Task statement
Find each line with "this" and copy it.

Extracted material
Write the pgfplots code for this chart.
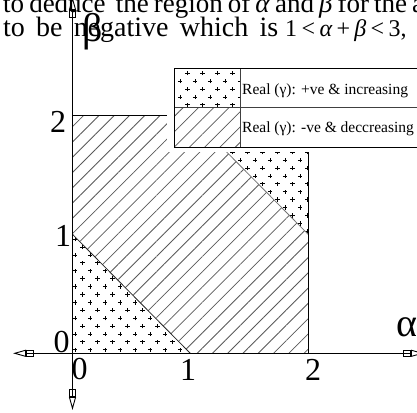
\documentclass[border=0pt]{standalone}
\usepackage{pgfplots}
\pgfplotsset{compat=1.18}
\usepackage{fontspec}
\setmainfont{Liberation Serif}
\usetikzlibrary{patterns.meta, arrows.meta}

% staggered grid of small plus signs
\tikzdeclarepattern{
  name=PlusGrid,
  type=uncolored,
  bounding box={(-3bp,-3bp) and (12bp,12.8bp)},
  tile size={(15bp,15.8bp)},
  code={
    \draw[line width=0.9bp] (-2.2bp,0bp) -- (2.2bp,0bp) (0bp,-2.2bp) -- (0bp,2.2bp)
      (5.3bp,7.9bp) -- (9.7bp,7.9bp) (7.5bp,5.7bp) -- (7.5bp,10.1bp);
  }
}

\tikzset{
  plusfill/.style={pattern=PlusGrid, pattern color=black},
  hatchfill/.style={pattern={Lines[angle=45,distance=10.8bp,line width=0.8bp]}, pattern color=black!65},
  axarrow/.style={line width=0.9bp,
    {Triangle[open,length=13bp,width=7bp]Square[open,length=8bp,width=7bp]}-{Square[open,length=8bp,width=7bp]Triangle[open,length=13bp,width=7bp]}},
}

\begin{document}
\begin{tikzpicture}
\begin{scope}[x=1bp,y=-1bp]
  \useasboundingbox (0,0) rectangle (417,413);
  \node[anchor=base west, inner sep=0, font=\fontsize{27bp}{30bp}\selectfont] at (3,12.7)
    {\makebox[421bp][s]{to deduce\ \ the region of \textit{α} and \textit{β} for the a}};
  \node[anchor=base west, inner sep=0, font=\fontsize{28bp}{30bp}\selectfont] at (3,36.7)
    {\makebox[275bp][s]{to be negative which is}};
  \node[anchor=base west, inner sep=0, font=\fontsize{24bp}{26bp}\selectfont] at (285,36.7)
    {1\hspace{4.5bp}<\hspace{4.5bp}\textit{α}\hspace{4bp}+\hspace{4bp}\textit{β}\hspace{4.5bp}<\hspace{4.5bp}3,};
\end{scope}

\begin{axis}[
  at={(0,0)}, anchor=north west,
  scale only axis, width=417bp, height=413bp,
  xmin=-0.6154, xmax=2.9244, ymin=-0.5017, ymax=2.9689,
  axis lines=none, xtick=\empty, ytick=\empty,
  clip=false,
]
  % alpha + beta < 1
  \addplot[draw=none, plusfill] coordinates {(0,0) (1,0) (0,1)} -- cycle;
  % 1 < alpha + beta < 3 inside the square
  \addplot[draw=none, hatchfill] coordinates {(1,0) (2,0) (2,1) (1,2) (0,2) (0,1)} -- cycle;
  % alpha + beta > 3
  \addplot[draw=none, plusfill] coordinates {(2,1) (2,2) (1,2)} -- cycle;
  % boundaries
  \addplot[black!85, line width=0.8bp] coordinates {(0,1) (1,0)};
  \addplot[black!55, line width=0.8bp] coordinates {(1,2) (2,1)};
  \addplot[black, line width=1.2bp] coordinates {(0,2) (2,2) (2,0)};
\end{axis}

\begin{scope}[x=1bp,y=-1bp]
  % axes
  \draw[axarrow] (13,353.3) -- (424,353.3);
  \draw[axarrow] (72.5,410) -- (72.5,-3);
  % tick labels
  \begin{scope}[every node/.style={inner sep=0, font=\fontsize{32bp}{34bp}\selectfont}]
    \node at (61.5,342) {0};
    \node at (63,236) {1};
    \node at (58,121.5) {2};
    \node at (79.5,369) {0};
    \node at (188,370) {1};
    \node at (313,370) {2};
  \end{scope}
  \node[anchor=base west, inner sep=0, font=\fontsize{40bp}{42bp}\selectfont] at (396,336) {α};
  \node[anchor=base west, inner sep=0, font=\fontsize{40bp}{42bp}\selectfont] at (82,41) {β};
  % key
  \fill[white] (167,60) rectangle (430,152);
  \fill[plusfill] (174.3,68.3) rectangle (240.7,107.7);
  \fill[hatchfill] (174.3,107.7) rectangle (240.7,147.7);
  \draw[black!75, line width=0.9bp] (174.3,107.7) -- (430,107.7) (240.7,68.3) -- (240.7,147.7);
  \draw[black, line width=1bp] (174.3,68.3) rectangle (430,147.7);
  \begin{scope}[every node/.style={anchor=base west, inner sep=0, font=\fontsize{15.5bp}{17bp}\selectfont}]
    \node at (242,94.3) {Real (γ): +ve \& increasing};
    \node at (242,132) {Real (γ): -ve \& deccreasing};
  \end{scope}
  \pgfresetboundingbox
  \path[use as bounding box] (0,0) rectangle (417,413);
\end{scope}
\end{tikzpicture}
\end{document}
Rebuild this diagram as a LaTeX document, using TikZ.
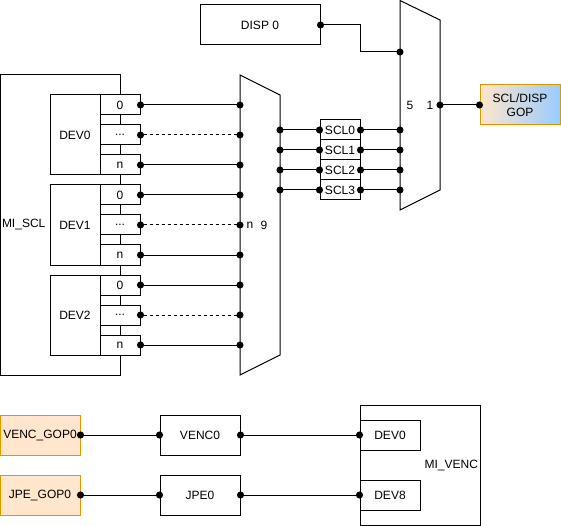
\documentclass[tikz,border=0pt]{standalone}
\usepackage{fontspec}
\setmainfont{Liberation Sans}
\usetikzlibrary{positioning,arrows.meta,calc}
\definecolor{myorange}{RGB}{255,230,204}
\definecolor{myborder}{RGB}{215,155,0}
\definecolor{myblue}{RGB}{153,204,255}
\newcommand{\portdots}{...}

\begin{document}
\begin{tikzpicture}[x=1pt,y=-1pt,line width=1pt,
  every node/.style={font=\fontsize{12}{14}\selectfont},
  box/.style={draw,fill=white,inner sep=0pt},
  devbox/.style={box,minimum width=50pt,minimum height=80pt},
  portbox/.style={box,minimum width=40pt,minimum height=20pt},
  sclbox/.style={box,minimum width=40pt,minimum height=20pt},
  unitbox/.style={box,minimum width=80pt,minimum height=40pt},
  gopbox/.style={unitbox,fill=myorange,draw=myborder},
  link/.style={{Circle[length=7pt]}-{Circle[length=7pt]},shorten <=-3.5pt,shorten >=-3.5pt},
  dashlink/.style={link,dash pattern=on 3pt off 3pt}
]
\useasboundingbox (0,0) rectangle (561,526);

% the block MI_SCL
\node[draw,inner sep=0pt,minimum width=120pt,minimum height=300pt,
  label={[anchor=west,inner sep=2pt]west:MI\_SCL}] (miscl) at (60,225) {};

% the devices and their ports
\foreach \d/\y in {0/95,1/185,2/275} {
  \node[devbox] (dev\d) at (75,\y+40) {DEV\d};
  \foreach \p/\t/\o in {0/0/0,1/\portdots/30,2/n/60} {
    \node[portbox] (port\d\p) at (120,\y+\o+10) {\t};
    \coordinate (in\d\p) at (240,\y+\o+10);
  }
}

% the first mux
\draw (240,75) -- (280,95) -- (280,355) -- (240,375) -- cycle;
\node (muxn) at (250,225) {n};
\node (muxnine) at (264,225) {9};

% the ports to the first mux
\foreach \d in {0,1,2} {
  \draw[link] (port\d0.east) -- (in\d0);
  \draw[dashlink] (port\d1.east) -- (in\d1);
  \draw[link] (port\d2.east) -- (in\d2);
}

% the SCL channels
\foreach \k in {0,1,2,3} {
  \coordinate (out\k) at (280,130+20*\k);
  \node[sclbox] (scl\k) at (340,130+20*\k) {SCL\k};
  \coordinate (sel\k) at (400,130+20*\k);
  \draw[link] (out\k) -- (scl\k.west);
  \draw[link] (scl\k.east) -- (sel\k);
}

% the second mux
\draw (400,0.5) -- (440,20) -- (440,190) -- (400,210) -- cycle;
\node (muxfive) at (410,105) {5};
\node (muxone) at (430,105) {1};
\coordinate (seldisp) at (400,52);
\coordinate (selout) at (440,105);

% the display input
\node[unitbox] (disp) at (260,25) [minimum width=120pt] {DISP 0};
\draw[link] (disp.east) -- ++(40,0) |- (seldisp);

% the output
\node[unitbox,draw=myborder,left color=myorange,right color=myblue,align=center]
  (sclgop) at (520,105) {SCL/DISP\\GOP};
\draw[link] (selout) -- (sclgop.west);

% the block MI_VENC
\node[draw,inner sep=0pt,minimum width=120pt,minimum height=120pt,
  label={[anchor=east,inner sep=2pt]east:MI\_VENC}] (mivenc) at (420,465) {};
\node[box,minimum width=60pt,minimum height=30pt] (vdev0) at (390,435) {DEV0};
\node[box,minimum width=60pt,minimum height=30pt] (vdev8) at (390,495) {DEV8};

% the encoders
\node[gopbox] (vencgop) at (40,435) {VENC\_GOP0};
\node[gopbox] (jpegop) at (40,495) {JPE\_GOP0};
\node[unitbox] (venc) at (200,435) {VENC0};
\node[unitbox] (jpe) at (200,495) {JPE0};

% the edges
\draw[link] (vencgop.east) -- (venc.west);
\draw[link] (venc.east) -- (vdev0.west);
\draw[link] (jpegop.east) -- (jpe.west);
\draw[link] (jpe.east) -- (vdev8.west);
\end{tikzpicture}
\end{document}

Solution to the exercise
Write the pgfplots code for this chart.
Rebuild this diagram as a LaTeX document, using TikZ.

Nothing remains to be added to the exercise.